Der Verwaltungsgerichtshof vermag sich schließlich den aufgezeigten verfassungsrechtlichen Bedenken dagegen, daß durch jahrelange Nichtentscheidung eine überholte Rechtslage perpetuiert werde, nicht anzuschließen, zumal der offenbar vom Beschwerdeführer gewünschte Eingriff in bestehende Verfahren durch neue Normen wesentlich gravierender erschiene.
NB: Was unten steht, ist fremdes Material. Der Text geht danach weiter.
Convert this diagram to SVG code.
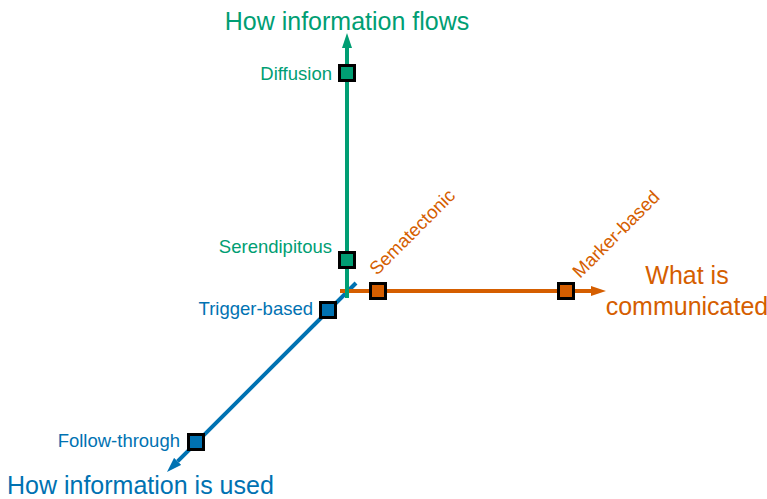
<svg xmlns="http://www.w3.org/2000/svg" width="767" height="499" viewBox="0 0 767 499">
<defs>
<style>
text{font-family:"Liberation Sans",Arial,sans-serif}
.lbl{font-size:18.5px}
.ttl{font-size:25px}
.g{fill:#009E73}.o{fill:#D55E00}.b{fill:#0072B2}
.ax{stroke-width:4;fill:none}
.sq{stroke:#000;stroke-width:3}
</style>
<marker id="ag" viewBox="0 0 15 10" refX="0" refY="5" markerWidth="15" markerHeight="10" markerUnits="userSpaceOnUse" orient="auto"><path d="M0,0L15,5L0,10z" fill="#009E73"/></marker>
<marker id="ao" viewBox="0 0 15 10" refX="0" refY="5" markerWidth="15" markerHeight="10" markerUnits="userSpaceOnUse" orient="auto"><path d="M0,0L15,5L0,10z" fill="#D55E00"/></marker>
<marker id="ab" viewBox="0 0 15 10" refX="0" refY="5" markerWidth="15" markerHeight="10" markerUnits="userSpaceOnUse" orient="auto"><path d="M0,0L15,5L0,10z" fill="#0072B2"/></marker>
</defs>
<rect width="767" height="499" fill="#fff"/>
<g id="connectors">
<line class="ax" x1="356" y1="283" x2="177.6" y2="461.4" stroke="#0072B2" marker-end="url(#ab)"/>
<line class="ax" x1="340" y1="291" x2="591" y2="291" stroke="#D55E00" marker-end="url(#ao)"/>
<line class="ax" x1="347" y1="298" x2="347" y2="48" stroke="#009E73" marker-end="url(#ag)"/>
</g>
<g id="axis-flow"><text class="ttl g" x="347" y="30" text-anchor="middle">How information flows</text></g>
<g id="axis-what"><text class="ttl o" text-anchor="middle"><tspan x="687" y="284">What is</tspan><tspan x="687" y="315">communicated</tspan></text></g>
<g id="axis-used"><text class="ttl b" x="7" y="493.5">How information is used</text></g>
<g id="diffusion"><rect class="sq g" x="339.5" y="65.5" width="15" height="15"/><text class="lbl g" x="332" y="80" text-anchor="end">Diffusion</text></g>
<g id="serendipitous"><rect class="sq g" x="339.5" y="252.5" width="15" height="15"/><text class="lbl g" x="332" y="253" text-anchor="end">Serendipitous</text></g>
<g id="sematectonic"><rect class="sq o" x="370.5" y="283.5" width="15" height="15"/><text class="lbl o" transform="translate(377,276) rotate(-45)">Sematectonic</text></g>
<g id="marker-based"><rect class="sq o" x="558.5" y="283.5" width="15" height="15"/><text class="lbl o" transform="translate(580,279) rotate(-45)">Marker-based</text></g>
<g id="trigger-based"><rect class="sq b" x="320.5" y="302.5" width="15" height="15"/><text class="lbl b" x="313" y="315" text-anchor="end">Trigger-based</text></g>
<g id="follow-through"><rect class="sq b" x="188.5" y="434.5" width="15" height="15"/><text class="lbl b" x="180" y="447" text-anchor="end">Follow-through</text></g>
</svg>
Weil die Beeinträchtigung subjektiv-öffentlicher Rechte erst durch den Bescheid und nicht schon durch ein Bauansuchen erfolgen kann, stellt sich die Frage eines Widerspruches des § 11 BO zum Determinierungsgebot des Art. 18 B-VG noch nicht. Die Säumigkeit der Behörde kann nur den Antragsteller in seinen Rechten berühren; diesbezüglich wird aber durch § 73 AVG Abhilfe geschaffen.

Schließlich sind auch die behaupteten Verfahrensmängel nicht erkennbar, weil zusätzliche Anträge im Verfahren den Nachbarn, dem grundsätzlich nur eine beschränkte Parteistellung zukommt, zu einer Entscheidungspflicht der Behörde nicht verhelfen können (Hauer, Der Nachbar im Baurecht3, 141). Daß eine allenfalls verhängte Bausperre die Rechtsstellung des Nachbarn nicht berührt, wurde bereits oben dargetan.

Der Verwaltungsgerichtshof sieht sich somit nicht veranlaßt, von seiner ständigen Rechtsprechung abzugehen. Die Beschwerde war daher in einem gemäß § 12 Abs. 1 Z. 2 VwGG gebildeten Senat gemäß § 42 Abs. 1 VwGG abzuweisen.

Die Kostenentscheidung gründet sich auf die §§ 47 ff VwGG in Verbindung mit der Verordnung BGBl. Nr. 104/1991.